Der Papst Innozenz I. schrieb diesbezüglich
anfangs V. Jahrhunderts in seinem Brief an den
Bischof von Gubbio, dass «auch der Samstag
zum Fastentag werden soll, ähnlich dem
Freitag, denn diese Tage waren für die
Apostel und Jünger Christi Trauer- und
Fastentage». Diese Auffassung zeigt also den
Schmerz und die Betroffenheit der Jünger
Christi über den Tod ihres Herrn. Da aber
auch und besonders Maria zu diesen christustreuen
Nachfolgern gehört, stellt sich
allmählich in den Vordergrund des Samstags
die Betrachtung des Schmerzes Mariens, deren Herz
das Schwert des Schmerzes durchdrang, wie bereits
durch Simeon prophezeit worden ist. Hiermit ist
zwar schon eine Begründung des Mariensamstags
gegeben, jedoch es ist noch eine wesentlichere zu
nennen, nämlich die Tatsache, dass die
Jungfrau Maria eine Glaubende war, um so mehr am
Karsamstag, wenn alle geflüchtet waren und
Jesus im Grabe lag. An diesem Tag beruhten in
Maria sichere Hoffnung und fester Glaube, dass
Christus auferstehen wird, wie er gesagt hat.

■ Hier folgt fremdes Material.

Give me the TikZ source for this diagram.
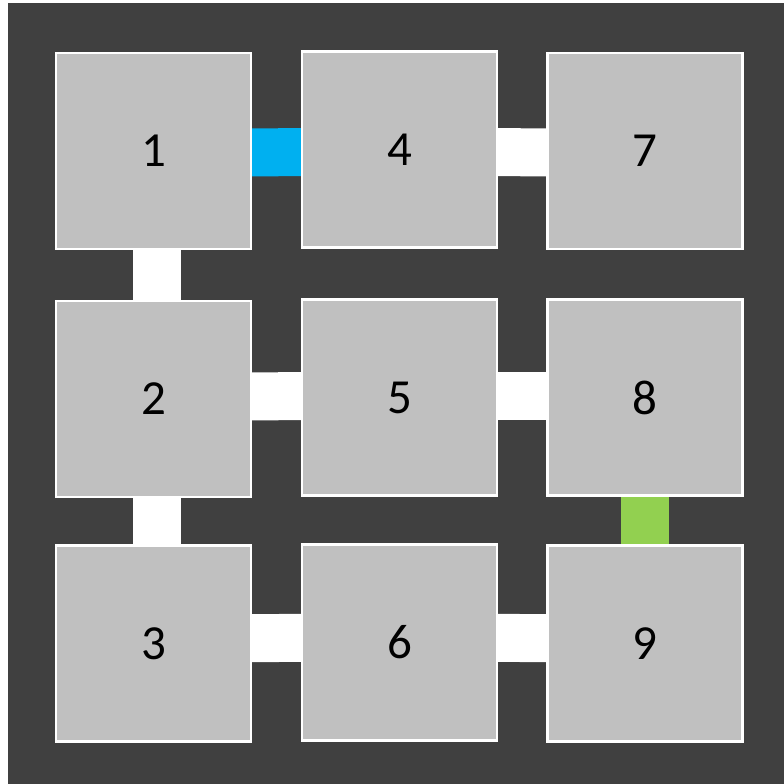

Mariano Magrassi, seiner Zeit Bischof von Bari,
sagt, dass «der Samstag zwischen Freitag und
Sonntag liegt, zwischen dem Gedenktag des Leidens
und dem der Auferstehung: Maria füllt ihn
ganz aus, weil an jenem Tag, dem Karsamstag, sich
der ganze Glaube der Kirche in ihr gesammelt hat.

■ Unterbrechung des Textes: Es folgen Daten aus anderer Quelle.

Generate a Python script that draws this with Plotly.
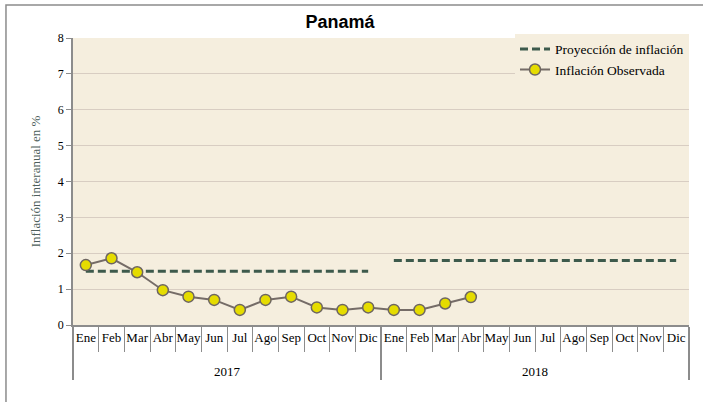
import plotly.graph_objects as go

# datos
years = ["2017"] * 12 + ["2018"] * 12
months = ["Ene", "Feb", "Mar", "Abr", "May", "Jun", "Jul", "Ago", "Sep", "Oct", "Nov", "Dic"] * 2
observed = [1.67, 1.86, 1.47, 0.97, 0.79, 0.70, 0.42, 0.70, 0.79, 0.49, 0.42, 0.49,
            0.42, 0.42, 0.60, 0.78]
proj_2017 = [1.5] * 12
proj_2018 = [1.8] * 12

serif = "Liberation Serif"
green = "#3d5a4c"

# etiqueta de año un poco más abajo, como en el original
year_labels = ["<br>" + y for y in years]

fig = go.Figure()

# proyección 2017 y 2018
fig.add_trace(go.Scatter(
    x=[year_labels[:12], months[:12]], y=proj_2017,
    mode="lines", name="Proyección de inflación", legendgroup="proj",
    line=dict(color=green, width=3, dash="8px,4px"),
))
fig.add_trace(go.Scatter(
    x=[year_labels[12:], months[12:]], y=proj_2018,
    mode="lines", name="Proyección de inflación", legendgroup="proj", showlegend=False,
    line=dict(color=green, width=3, dash="8px,4px"),
))

# inflación observada
fig.add_trace(go.Scatter(
    x=[year_labels[:len(observed)], months[:len(observed)]], y=observed,
    mode="lines+markers", name="Inflación Observada",
    line=dict(color="#756c67", width=2),
    marker=dict(size=11, color="#e5dc00", line=dict(color="#6e6661", width=1.5)),
))

# marco del gráfico
fig.add_shape(type="rect", xref="paper", yref="paper",
              x0=-0.1088, x1=1.05, y0=-0.30, y1=1.115,
              line=dict(color="#8c8c8c", width=1.5), layer="below")

fig.update_layout(
    width=703, height=402,
    margin=dict(l=73, r=14, t=38, b=77, autoexpand=False),
    paper_bgcolor="white",
    plot_bgcolor="#f5eede",
    title=dict(text="<b>Panamá</b>", x=340 / 703, xanchor="center",
               y=1 - 22 / 402, yanchor="middle",
               font=dict(family="Liberation Sans", size=18, color="black")),
    font=dict(family=serif, color="black"),
    showlegend=True,
    legend=dict(x=1.0, xanchor="right", y=1.015, yanchor="top",
                bgcolor="#f5eede", font=dict(family=serif, size=13.5, color="black"),
                tracegroupgap=0, itemwidth=30),
    xaxis=dict(
        type="multicategory",
        range=[-0.5, 23.5],
        tickson="boundaries", ticks="outside", ticklen=25, tickcolor="#8c8c8c",
        tickangle=0,
        showline=True, linecolor="#8c8c8c", linewidth=1.5,
        showgrid=False,
        showdividers=True, dividercolor="#8c8c8c", dividerwidth=1.5,
        tickfont=dict(family=serif, size=13, color="black"),
    ),
    yaxis=dict(
        range=[0, 8], dtick=1,
        ticks="outside", ticklen=5, tickcolor="#8c8c8c",
        showline=True, linecolor="#8c8c8c", linewidth=1.5,
        showgrid=True, gridcolor="#d8cdc2", gridwidth=1,
        zeroline=False,
        tickfont=dict(family=serif, size=12, color="black"),
        title=dict(text="Inflación interanual en %", standoff=14,
                   font=dict(family=serif, size=13, color="#4e5f5c")),
    ),
)

fig.write_html("out.html", config={"displayModeBar": False},
               post_script="document.body.style.margin='0';")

In ihrem großen mütterlichen Herzen
versammelte sich das ganze Leben des mystischen
Leibes, dessen geistliche Mutter zu werden, sie
unter dem Kreuz auserwählt wurde.
Während sich der Glaube aller verdunkelte,
hielt sie als erste der Gläubigen die
lebendige Flamme aufrecht, in der Dunkelheit des
Glaubens. Diese Wirklichkeit macht aus dem Samstag
einen Marientag aus.»
Die
Gedenkfeier Mariens am Samstag führt uns dieses
Bild, die Mutter Christi in der beharrlichen und
glaubevollen Erwartung der Auferstehung ihres
Sohnes, ständig vor Augen. Ähnlich wie
für Jesus das Osterereignis zur
«Stunde» (vgl. Joh 17,1) geworden ist,
so ist auch für Maria der Karsamstag zur
«Glaubensstunde» geworden. Und da die
Kirche in diesem Sinne den Mariensamstag feiert,
animiert sie gleichzeitig jeden Getauften zum
beharrlichen Glaubenszeugnis, vor allem in den
Zeiten der persönlichen und gesellschaftlichen
Unsicherheit und Orientierungslosigkeit.